Oscar winner Helen Mirren stars as Chris Harper, the free spirit who ends up being the driving force that puts the calendar together. Mirren gives a very good, light performance, but there’s one problem: Helen Mirren is hot! I thought part of the point was that these women were supposed to be people we don’t necessarily want to see naked in a calendar. Do we think that a Helen Mirren calendar wouldn’t become a best-seller?
Other than that, I appreciated the relatively understated way the movie handled the rest of the group. There’s a natural, initial hesitation from some of the ladies, but the movie doesn’t waste too much time on the "will they or won’t they" question. Even the recreations of the calendar shots (I’m assuming they’re recreations since I haven’t seen the actual calendar) are handled in a tasteful, entertaining way. The best thing the movie has going for it is that it’s a funny movie without ever making fun of these women.

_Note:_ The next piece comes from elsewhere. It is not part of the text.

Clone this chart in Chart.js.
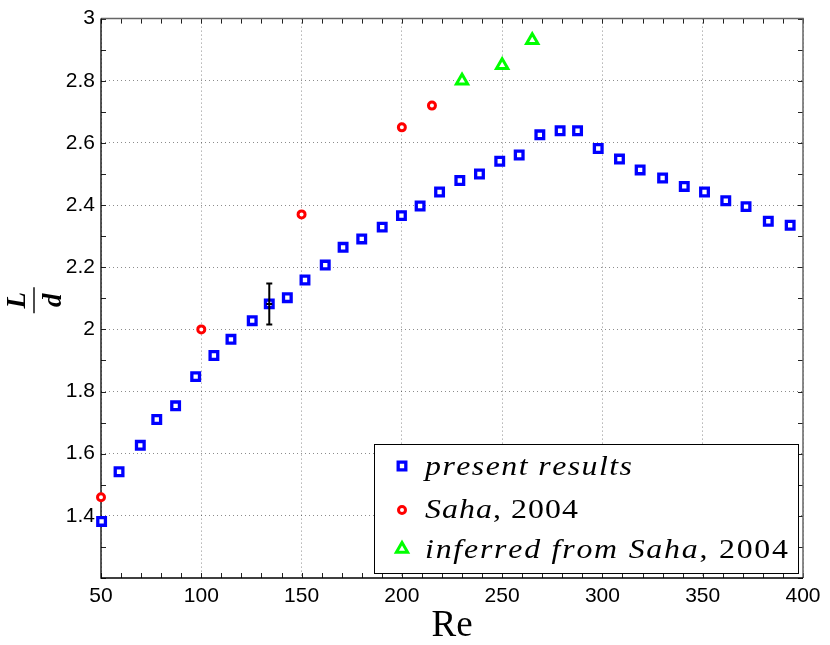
<!DOCTYPE html>
<html>
<head>
<meta charset="utf-8">
<script src="https://cdn.jsdelivr.net/npm/chart.js@4.4.1/dist/chart.umd.min.js"></script>
<style>
  html, body { margin: 0; padding: 0; background: #fff; }
  #wrap { width: 830px; height: 645px; position: relative; }
</style>
</head>
<body>
<div id="wrap"><canvas id="chart"></canvas></div>
<script>
// present results
const reValues = [50.3, 59.0, 69.6, 77.8, 87.2, 97.2, 106.3, 114.8, 125.4, 133.9, 142.9, 151.7,
  161.8, 170.7, 180.0, 190.2, 199.8, 209.1, 218.8, 228.9, 238.7, 248.8, 258.5, 268.8, 278.9,
  287.6, 297.9, 308.5, 318.8, 330.0, 340.8, 350.9, 361.5, 371.6, 382.7, 393.6];
const ldValues = [1.382, 1.542, 1.627, 1.710, 1.754, 1.848, 1.916, 1.968, 2.028, 2.082, 2.102, 2.159,
  2.207, 2.264, 2.291, 2.329, 2.366, 2.397, 2.442, 2.479, 2.500, 2.541, 2.561, 2.626, 2.639,
  2.639, 2.582, 2.548, 2.513, 2.487, 2.460, 2.442, 2.414, 2.395, 2.348, 2.335];

// Saha 2004
const sahaRe = [50, 100, 150, 200, 215];
const sahaLd = [1.46, 2.00, 2.37, 2.65, 2.72];

// inferred from Saha 2004
const inferredRe = [230, 250, 265];
const inferredLd = [2.80, 2.85, 2.93];

// error bar on one present result
const errRe = [133.9];
const errLow = [2.016];
const errHigh = [2.148];

const xTicks = [50, 100, 150, 200, 250, 300, 350, 400];
const yTicks = [1.4, 1.6, 1.8, 2, 2.2, 2.4, 2.6, 2.8, 3];

// legend text: [text, italic]
const legendRows = [
  [['present results', true]],
  [['Saha', true], [', 2004', false]],
  [['inferred from Saha', true], [', 2004', false]]
];

const toPts = (xs, ys) => xs.map((v, i) => ({ x: v, y: ys[i] }));

// frame, inward ticks, error bar, y label, legend
const extras = {
  id: 'extras',
  beforeDatasetsDraw(chart) {
    const { ctx, chartArea: a, scales: { x, y } } = chart;
    ctx.save();
    ctx.lineWidth = 1;
    ctx.strokeStyle = '#222';
    ctx.beginPath();
    for (let v = 50; v <= 400; v += 10) {
      const px = Math.round(x.getPixelForValue(v)) + 0.5;
      ctx.moveTo(px, a.bottom); ctx.lineTo(px, a.bottom - 5);
      ctx.moveTo(px, a.top); ctx.lineTo(px, a.top + 5);
    }
    for (let k = 12; k <= 30; k++) {
      const py = Math.round(y.getPixelForValue(k / 10)) + 0.5;
      ctx.moveTo(a.left, py); ctx.lineTo(a.left + 5, py);
      ctx.moveTo(a.right, py); ctx.lineTo(a.right - 5, py);
    }
    ctx.stroke();
    // box
    ctx.strokeStyle = '#666';
    ctx.lineWidth = 1.5;
    ctx.beginPath();
    ctx.moveTo(a.left, a.top); ctx.lineTo(a.right, a.top); ctx.lineTo(a.right, a.bottom);
    ctx.stroke();
    ctx.strokeStyle = '#000';
    ctx.lineWidth = 1.3;
    ctx.beginPath();
    ctx.moveTo(a.left, a.top); ctx.lineTo(a.left, a.bottom); ctx.lineTo(a.right, a.bottom);
    ctx.stroke();
    ctx.restore();
  },
  afterDatasetsDraw(chart) {
    const { ctx, chartArea: a, scales: { x, y } } = chart;
    ctx.save();

    // error bar
    ctx.strokeStyle = '#000';
    ctx.lineWidth = 2;
    errRe.forEach((r, i) => {
      const px = x.getPixelForValue(r);
      const lo = y.getPixelForValue(errLow[i]);
      const hi = y.getPixelForValue(errHigh[i]);
      const mid = y.getPixelForValue((errLow[i] + errHigh[i]) / 2);
      ctx.beginPath();
      ctx.moveTo(px, lo); ctx.lineTo(px, hi);
      ctx.moveTo(px - 3, lo); ctx.lineTo(px + 3, lo);
      ctx.moveTo(px - 3, hi); ctx.lineTo(px + 3, hi);
      ctx.moveTo(px - 3, mid); ctx.lineTo(px + 3, mid);
      ctx.stroke();
    });

    // y label: L over d
    ctx.save();
    ctx.translate(34, (a.top + a.bottom) / 2 + 2);
    ctx.rotate(-Math.PI / 2);
    ctx.fillStyle = '#000';
    ctx.font = 'bold italic 27px "Liberation Serif"';
    ctx.textAlign = 'center';
    ctx.textBaseline = 'alphabetic';
    ctx.fillText('L', 0, -9);
    ctx.fillText('d', 0, 27);
    ctx.lineWidth = 1.4;
    ctx.beginPath();
    ctx.moveTo(-13, 0); ctx.lineTo(13, 0);
    ctx.stroke();
    ctx.restore();

    // legend
    const box = { l: 374, t: 444, r: 798, b: 573 };
    ctx.fillStyle = '#fff';
    ctx.fillRect(box.l, box.t, box.r - box.l, box.b - box.t);
    ctx.strokeStyle = '#000';
    ctx.lineWidth = 1;
    ctx.strokeRect(box.l + 0.5, box.t + 0.5, box.r - box.l, box.b - box.t);

    const markerY = [466, 510, 549];
    const baseY = [475, 518, 558];
    const rowWidth = [207, 153, 363];
    chart.data.datasets.forEach((ds, i) => {
      ctx.fillStyle = ds.pointBackgroundColor;
      ctx.strokeStyle = ds.pointBorderColor;
      ctx.lineWidth = ds.pointBorderWidth;
      Chart.helpers.drawPoint(ctx, {
        pointStyle: ds.pointStyle, radius: ds.pointRadius,
        borderWidth: ds.pointBorderWidth, rotation: 0
      }, 402, markerY[i]);

      // math-italic look: widen glyphs a bit, spread the rest
      const fontOf = it => (it ? 'italic ' : '') + '27px "Liberation Serif"';
      const chars = [];
      legendRows[i].forEach(([t, it]) => { for (const ch of t) chars.push([ch, it]); });
      let natural = 0;
      chars.forEach(([ch, it]) => { ctx.font = fontOf(it); natural += ctx.measureText(ch).width; });
      const stretch = Math.min(rowWidth[i] / natural, 1.18);
      const extra = (rowWidth[i] - natural * stretch) / (chars.length - 1);
      let xx = 425;
      ctx.fillStyle = '#000';
      ctx.textAlign = 'left';
      ctx.textBaseline = 'alphabetic';
      chars.forEach(([ch, it]) => {
        ctx.font = fontOf(it);
        ctx.save();
        ctx.translate(xx, baseY[i]);
        ctx.scale(stretch, 1);
        ctx.fillText(ch, 0, 0);
        ctx.restore();
        xx += ctx.measureText(ch).width * stretch + extra;
      });
    });
    ctx.restore();
  }
};

const tickFont = { family: '"Liberation Sans", Arial, sans-serif', size: 21 };
const gridOpts = { color: 'rgba(0,0,0,0.45)', lineWidth: 1, drawTicks: false };

new Chart(document.getElementById('chart'), {
  type: 'scatter',
  data: {
    datasets: [
      {
        label: 'present results',
        data: toPts(reValues, ldValues),
        pointStyle: 'rect', pointRadius: 5.4, pointHoverRadius: 5.4,
        pointBorderWidth: 3.3, pointBorderColor: '#0000ff', pointBackgroundColor: '#ffffff',
        clip: false
      },
      {
        label: 'Saha, 2004',
        data: toPts(sahaRe, sahaLd),
        pointStyle: 'circle', pointRadius: 3.5, pointHoverRadius: 3.5,
        pointBorderWidth: 3, pointBorderColor: '#ff0000', pointBackgroundColor: '#ffffff',
        clip: false
      },
      {
        label: 'inferred from Saha, 2004',
        data: toPts(inferredRe, inferredLd),
        pointStyle: 'triangle', pointRadius: 6.5, pointHoverRadius: 6.5,
        pointBorderWidth: 3, pointBorderColor: '#00ff00', pointBackgroundColor: '#ffffff',
        clip: false
      }
    ]
  },
  options: {
    responsive: true,
    maintainAspectRatio: false,
    animation: false,
    layout: { padding: { left: 0, right: 27, top: 18, bottom: 0 } },
    plugins: { legend: { display: false }, tooltip: { enabled: false } },
    scales: {
      x: {
        type: 'linear', min: 50, max: 400,
        afterBuildTicks: s => { s.ticks = xTicks.map(v => ({ value: v })); },
        afterFit: s => { s.height = 67; },
        ticks: { font: tickFont, color: '#000', padding: 6, maxRotation: 0 },
        grid: gridOpts,
        border: { display: false, dash: [1, 3] },
        title: {
          display: true, text: 'Re', color: '#000',
          font: { family: '"Liberation Serif", serif', size: 37, lineHeight: 1 },
          padding: { top: 0, bottom: 0 }
        }
      },
      y: {
        type: 'linear', min: 1.2, max: 3,
        afterBuildTicks: s => { s.ticks = yTicks.map(v => ({ value: v })); },
        afterFit: s => { s.width = 101; },
        ticks: {
          font: tickFont, color: '#000', padding: 6,
          callback: v => String(Number(v.toFixed(1)))
        },
        grid: gridOpts,
        border: { display: false, dash: [1, 3] }
      }
    }
  },
  plugins: [extras]
});
</script>
</body>
</html>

In fact, I’d say the movie is almost understated to a fault. On one hand, I appreciate the movie for mostly avoiding the predictable clichés a movie like this could easily bring (Chris’ husband, for example, is actually supportive and proud of his wife, when he could’ve just as easily been jealous and tried to stop her). On the other hand, that doesn’t make for a terribly dramatic or exciting story. The worse thing that happens is Chris’ head gets too big when the Calendar Girls threaten to go Hollywood. I’ll usually take a realistic, understated plotline over manufactured drama. (Though the movie DOES manufacture a bit of drama in portraying the Women’s Institute as not being supportive initially, when in real life they were sympathetic from the beginning.)
Actually, most of the dramatic heft is placed on Penelope Wilton, who plays Ruth - the one Women’s Institute member who DOES have a jerky unsupportive husband. Other than that, we don’t get to know too much about the ladies beyond the fact that one of them has a tattoo, suggesting a surprisingly wild past. In my opinion, this is what really places "Calendar Girls" a peg below "The Full Monty", in which almost every main character had significant development.
I generally try not to compare one movie to another when I do my reviews, but "Calendar Girls" does kind of have the reputation of being the female "Full Monty." I’d say "Monty" was even more of an ensemble piece than "Calendar Girls", which really focuses on Mirren and Walters’ characters.
More importantly, both are good movies, despite the fact that the characters in "Monty" are mostly too young and too male to make the cut in the WEW series.